Friday, June 17, 2022

It Turns Out That... Promising Special Treatment, Or "Favors" -- If An Employee Will Vote "No" On A Union... Violates Federal Labor Law. Unsurprising.


As we've previously reported, Amazon is trying (Tangerine like, that -- minus the violence, I guess) to deny that JFK8 workers voted 2-to-1 FOR the union.

Like that orange "big lie" itself, it will never be the case that Amazon execs are able to knock out over twice as many "yes" votes as there were no votes.

And down in baking-hot Phoenix, the ALJ heard yesterday that a consultant for the company misrepresented himself as an "auditor" (i.e., a threat of firing if information supplied by an employee was shown to be false) -- and told workers (falsely, it turns out) that he would personally get all the concerns expressed "into Mr. Bezos' hands" -- but only if they voted "no" on the union.

This all was in addition to direct threats to union organizers, and the able ALJ is hearing that despite all these shenanigans, twice as many people voted for a union than voted against one at JFK8. Here is all of the latest, from Bloomberg originally, but Sen. Gillibrand and Sen. Sanders publicly called yesterday for Amazon to drop its "baseless" opposition, and admit that it lost -- fair and square -- and begin negotiating a fair and balanced collective bargaining agreement:

. . .An Amazon.com Inc. worker says a consultant hired to defeat a union campaign at a company warehouse in New York promised to take her workplace concerns to Jeff Bezos -- a potential violation of US labor law.

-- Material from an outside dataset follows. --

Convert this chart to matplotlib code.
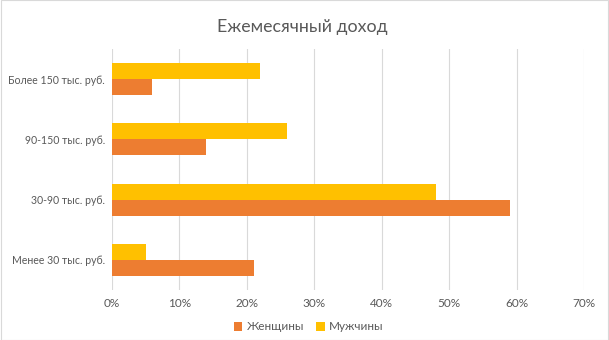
import matplotlib
matplotlib.use("Agg")
import matplotlib.pyplot as plt
import numpy as np
from matplotlib.patches import Rectangle

categories = ["Менее 30 тыс. руб.", "30-90 тыс. руб.", "90-150 тыс. руб.", "Более 150 тыс. руб."]
women = [21, 59, 14, 6]
men = [5, 48, 26, 22]
xticks = [0, 10, 20, 30, 40, 50, 60, 70]

plt.rcParams['font.family'] = ['Lato', 'DejaVu Sans']
txt = '#595959'

fig = plt.figure(figsize=(6.09, 3.4), dpi=100)
ax = fig.add_axes([112/609, 1-290/340, (584-112)/609, (290-49)/340])

y = np.arange(len(categories))
h = 0.265
ax.barh(y - h/2, women, height=h, color='#ED7D31', label='Женщины', zorder=3)
ax.barh(y + h/2, men, height=h, color='#FFC000', label='Мужчины', zorder=3)

ax.set_xlim(0, 70)
ax.set_ylim(-0.5, 3.5)
ax.set_xticks(xticks)
ax.set_xticklabels([f"{v}%" for v in xticks])
ax.set_yticks(y)
ax.set_yticklabels(categories)
ax.tick_params(axis='both', length=0, colors=txt)
ax.tick_params(axis='x', pad=6, labelsize=8.5)
ax.tick_params(axis='y', pad=5, labelsize=7.6)
ax.grid(axis='x', color='#D9D9D9', linewidth=0.8, zorder=0)
for s in ax.spines.values():
    s.set_visible(False)

fig.suptitle("Ежемесячный доход", x=302/609, y=1-27/340, va='center', fontsize=12.8, color=txt)

leg = fig.legend(loc='center', bbox_to_anchor=(309/609, 1-327/340), ncol=2, frameon=False,
                 fontsize=8.5, handlelength=0.7, handleheight=0.7, handletextpad=0.4, columnspacing=1.0)
for t in leg.get_texts():
    t.set_color(txt)

fig.patches.append(Rectangle((0.001, 0.001), 0.998, 0.998, transform=fig.transFigure,
                             fill=False, edgecolor='#D9D9D9', linewidth=0.8))

fig.savefig("out.png", dpi=100)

During a National Labor Relations Board hearing Thursday, Natalie Monarrez testified that she had a 45-minute conversation in May 2021 with Bradley Moss, a labor consultant who she said introduced himself as an Amazon auditor. Moss asked her to list her concerns and said his boss “had direct ties to Jeff Bezos and would be relaying all of my concerns and issues” to the Amazon founder, Monarrez said. . . [she also said it was the first time anyone at Amazon asked her about working conditions, in her five years at the company].

“Unless a company has a pre-existing practice of soliciting grievances, beginning to do so during a union organizing campaign and promising to fix the grievances is coercive, in that it tells employees that they don’t need a union to address their issues,” former NLRB Chair Wilma Liebman, who led the agency under President Barack Obama, said in an email last week. . . .


It really hadn't struck us until just now how much Mr. Bezos' move (via his hand-picked execs) at JFK8 is like. . . Tangerine's delusions. Time to face reality. Get on with it. Recognize that you lost -- and start hammering out a fair contract. That will encourage other facilities to just vote to join -- so the strategy would be to sign a fair and balanced contract now.

It will only get worse from here, if union leaders perceive that Amazon is just scorching the Earth to delay this inevitable outcome.

Off -- to a busy day, in now less humid sunshine. . . smiling.